Classical liberals affirm nearly all of the principles that underlie Catholic social teaching: solidarity, subsidiarity, and duties of society to ensure that the poor are cared for. They were also the earliest defenders of the free market. But their case did not rest on hyperindividualism, social Darwinism, or meritocratic views of desert. To the contrary, it rested on the fact that human beings are by nature dependent social animals that require mutual assistance for their development and flourishing. Commercial exchanges are not fundamentally exploitative, classical liberals argued; they are cooperative ventures that ordinarily make all parties better off.

For classical liberals there is no such thing as a separate and independent “economic motive.” Economic choices just are the means by which human beings pursue higher, non-economic goods. For this reason, control of the economy must also entail control of the other choices human beings make in pursuing goods. Classical liberals would not have been surprised by the contraception mandate. Economic control is inseparable from social control.

Classical liberals showed how the impulse for central economic planning grows out of a false rationalism that F. A. Hayek called “constructivism.” Constructivism assumes that all human practices and institutions, because they are in some sense made by human beings, can therefore be remade or improved by a priori, top-down direction and control.

But classical liberals pointed out how spontaneously grown institutions and practices are forms of knowledge that could never be achieved in the constructivist way. Language itself is a paradigmatic instance of such a spontaneously grown practice, and is indeed the precondition for all other forms of human cooperation. The price system in a free market is another example of spontaneous order: Only it can coordinate the widely dispersed circumstantial knowledge of time and place upon which the best use of resources depends, Hayek argued.
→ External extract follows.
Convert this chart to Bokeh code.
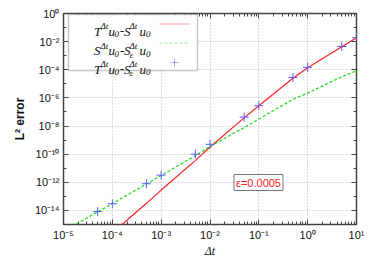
from bokeh.plotting import figure
from bokeh.models import (FixedTicker, LogAxis, CustomJSTickFormatter, Label,
                          BoxAnnotation, PolyAnnotation)
from bokeh.embed import file_html
from bokeh.resources import INLINE

# ---- data ----
red_dt = [1e-4, 5e-4, 1e-3, 5e-3, 1e-2, 5e-2, 1e-1, 5e-1, 1, 5, 10]
red_err = [2.5e-16, 3.2e-14, 2.8e-13, 3.5e-11, 3.2e-10, 3.8e-8, 2.8e-7, 2.5e-5, 1.4e-4, 4.3e-3, 1.9e-2]

green_dt = [1e-5, 5e-5, 1e-4, 5e-4, 1e-3, 5e-3, 1e-2, 5e-2, 1e-1, 5e-1, 1, 5, 10]
green_err = [3.2e-16, 7.9e-15, 3.0e-14, 7.6e-13, 3.0e-12, 7.9e-11, 3.5e-10, 7.9e-9, 3.2e-8, 7.9e-7, 2.2e-6, 3.2e-5, 8.5e-5]

mark_dt = [5e-5, 1e-4, 5e-4, 1e-3, 5e-3, 1e-2, 5e-2, 1e-1, 5e-1, 1, 5, 10]
mark_err = [8.3e-15, 3.0e-14, 7.9e-13, 3.2e-12, 1.0e-10, 5.0e-10, 4.3e-8, 2.8e-7, 2.8e-5, 1.5e-4, 4.5e-3, 1.9e-2]

x_major = [1e-5, 1e-4, 1e-3, 1e-2, 1e-1, 1e0, 1e1]
x_minor = [k * d for d in [1e-5, 1e-4, 1e-3, 1e-2, 1e-1, 1e0] for k in range(2, 10)]
y_major = [1e-14, 1e-12, 1e-10, 1e-8, 1e-6, 1e-4, 1e-2, 1e0]
y_minor = [1e-15, 1e-13, 1e-11, 1e-9, 1e-7, 1e-5, 1e-3, 1e-1]

eps_text = "ε=0.0005"

RED = "#ff2020"
GREEN = "#11dd11"
BLUE = "#5c5cff"
FRAME = "#444444"

p = figure(width=372, height=260, x_axis_type="log", y_axis_type="log",
           x_range=(1e-5, 1e1), y_range=(1e-15, 1e0),
           output_backend="svg", toolbar_location=None,
           min_border_left=63, min_border_right=16, min_border_top=13, min_border_bottom=35)
p.background_fill_color = "white"
p.border_fill_color = "white"
p.outline_line_color = FRAME
p.outline_line_width = 1.5

fmt = CustomJSTickFormatter(code="""
const sup = {'0':'\u2070','1':'\u00b9','2':'\u00b2','3':'\u00b3','4':'\u2074','5':'\u2075',
             '6':'\u2076','7':'\u2077','8':'\u2078','9':'\u2079','-':'\u207b'};
const e = Math.round(Math.log10(tick));
return '10' + String(e).split('').map(c => sup[c]).join('');
""")

xt = FixedTicker(ticks=x_major, minor_ticks=x_minor)
yt = FixedTicker(ticks=y_major, minor_ticks=y_minor)

def style_axis(ax, show_labels=True):
    ax.axis_line_color = None
    ax.major_tick_in = 5
    ax.major_tick_out = 0
    ax.minor_tick_in = 3
    ax.minor_tick_out = 0
    ax.major_tick_line_color = FRAME
    ax.minor_tick_line_color = FRAME
    if show_labels:
        ax.formatter = fmt
        ax.major_label_text_font = "Liberation Sans"
        ax.major_label_text_font_size = "11px"
        ax.major_label_text_color = "#111111"
    else:
        ax.major_label_text_font_size = "1px"
        ax.major_label_text_color = None
        ax.major_label_standoff = 0

p.xaxis.ticker = xt
p.yaxis.ticker = yt
style_axis(p.xaxis[0])
style_axis(p.yaxis[0])
p.xaxis.major_label_standoff = 4
p.xaxis.axis_label = "Δt"
p.xaxis.axis_label_text_font = "Liberation Serif"
p.xaxis.axis_label_text_font_style = "italic"
p.xaxis.axis_label_text_font_size = "12px"
p.xaxis.axis_label_text_color = "#111111"
p.xaxis.axis_label_standoff = 0
p.yaxis.major_label_standoff = 4
p.yaxis.axis_label = "L² error"
p.yaxis.axis_label_text_font = "Liberation Sans"
p.yaxis.axis_label_text_font_style = "bold"
p.yaxis.axis_label_text_font_size = "12px"
p.yaxis.axis_label_text_color = "#111111"
p.yaxis.axis_label_standoff = 5

top_ax = LogAxis(ticker=xt)
style_axis(top_ax, False)
p.add_layout(top_ax, "above")
right_ax = LogAxis(ticker=yt)
style_axis(right_ax, False)
p.add_layout(right_ax, "right")

p.grid.grid_line_color = "#b8b8b8"
p.grid.grid_line_dash = "1 2"
p.grid.grid_line_width = 1

p.line(red_dt, red_err, line_color=RED, line_width=1.2)
p.line(green_dt, green_err, line_color=GREEN, line_width=1.2, line_dash="3 2")
p.scatter(mark_dt, mark_err, marker="cross", size=9, line_color=BLUE, line_width=1)

# epsilon box
p.add_layout(Label(x=195, y=42, x_units="screen", y_units="screen", text=eps_text,
                   text_font="Liberation Sans", text_font_size="11px", text_color=RED,
                   text_align="center", text_baseline="middle",
                   border_line_color="#777777", border_line_width=1,
                   background_fill_color="white", padding=2))

# legend frame
p.add_layout(BoxAnnotation(left=5, right=134, bottom=154, top=210,
                           left_units="screen", right_units="screen",
                           top_units="screen", bottom_units="screen",
                           fill_color="white", fill_alpha=1.0,
                           line_color=FRAME, line_width=1.5, level="annotation"))

# legend samples
p.add_layout(PolyAnnotation(xs=[96, 126], ys=[200.5, 200.5], xs_units="screen", ys_units="screen",
                            line_color=RED, line_width=1.5, fill_alpha=0))
p.add_layout(PolyAnnotation(xs=[96, 126], ys=[181.5, 181.5], xs_units="screen", ys_units="screen",
                            line_color=GREEN, line_width=1.3, line_dash="3 2", fill_alpha=0))
p.add_layout(PolyAnnotation(xs=[107, 115, 111, 111, 111, 111], ys=[162, 162, 162, 166, 158, 162],
                            xs_units="screen", ys_units="screen",
                            line_color=BLUE, line_width=1, fill_alpha=0))

# legend texts (math-like, built from pieces)
xs_pos = {"a": 30.5, "sup1": 37, "u1": 45, "sub1": 51, "op": 56.5, "b": 60.5, "sup2": 66, "u2": 76, "sub2": 82.5}
entries = [("T", False, 193.5), ("S", True, 174), ("T", True, 155.5)]

def lab(x, y, t, size, italic=True):
    p.add_layout(Label(x=x, y=y, x_units="screen", y_units="screen", text=t,
                       text_font="Liberation Serif",
                       text_font_style="italic" if italic else "normal",
                       text_font_size=size, text_color="#111111",
                       text_align="left", text_baseline="alphabetic"))

for first, eps, yb in entries:
    lab(xs_pos["a"], yb, first, "13px")
    lab(xs_pos["sup1"], yb + 5, "Δt", "9px")
    lab(xs_pos["u1"], yb, "u", "13px")
    lab(xs_pos["sub1"], yb - 3, "0", "9px")
    lab(xs_pos["op"], yb, "-", "13px", italic=False)
    lab(xs_pos["b"], yb, "S", "13px")
    lab(xs_pos["sup2"], yb + 5, "Δt", "9px")
    if eps:
        lab(xs_pos["sup2"], yb - 4, "ε", "9px")
    lab(xs_pos["u2"], yb, "u", "13px")
    lab(xs_pos["sub2"], yb - 3, "0", "9px")

open("out.html", "w").write(file_html(p, INLINE))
Excepting exceptional cases, that coordination works to the advantage of every human being—the poor as well as the rich.

As John Tomasi points out in his excellent recent book Free Market Fairness, classical liberals, like the American Founders (and like most conservative Republicans) were not economic-liberty absolutists. They understood that commerce alone is not a sufficient means of achieving the common good, and that some forms of commerce are a threat to the common good. Therefore they advocated a limited though necessary role for political authority in protecting the health, safety, welfare, and morals of the public, and in supporting public goods (roads, schools, care for the poor, and so on) that could not or would not adequately be provided by the market.

This does not mean they necessarily would have supported corporate capitalism, which involves a particular legal structuring of economic relations and incentives that presents its own problems for the common good. (See, for example, Robert Miller’s recent piece for Public Discourse). Nor does it mean they would have celebrated consumerism. And as for crony capitalism and corporate welfare, these are things that every conservative should oppose. But any critique of commerce that does not include a full and fair acknowledgment of the goods it provides, and the real social costs of the economic restrictions of the Obama entitlement state, merely feeds dangerous utopian urges without moving us any closer to a just social order.

Brooks is correct that “the GOP has abandoned half of its intellectual ammunition,” but it is not the ammunition that Brooks has in mind. Republicans should not downplay economic liberty or back off warning against the encroaching statism of the Democratic Party. No, they must do a better job of showing how economic liberty is necessary for achieving the real, non-economic goods of individuals and associations in civil society. It is not the collectivist “we” conspicuously on display at the Democratic National Convention, but the many “we’s” of civil society, which are the true ground of a just, and good, society.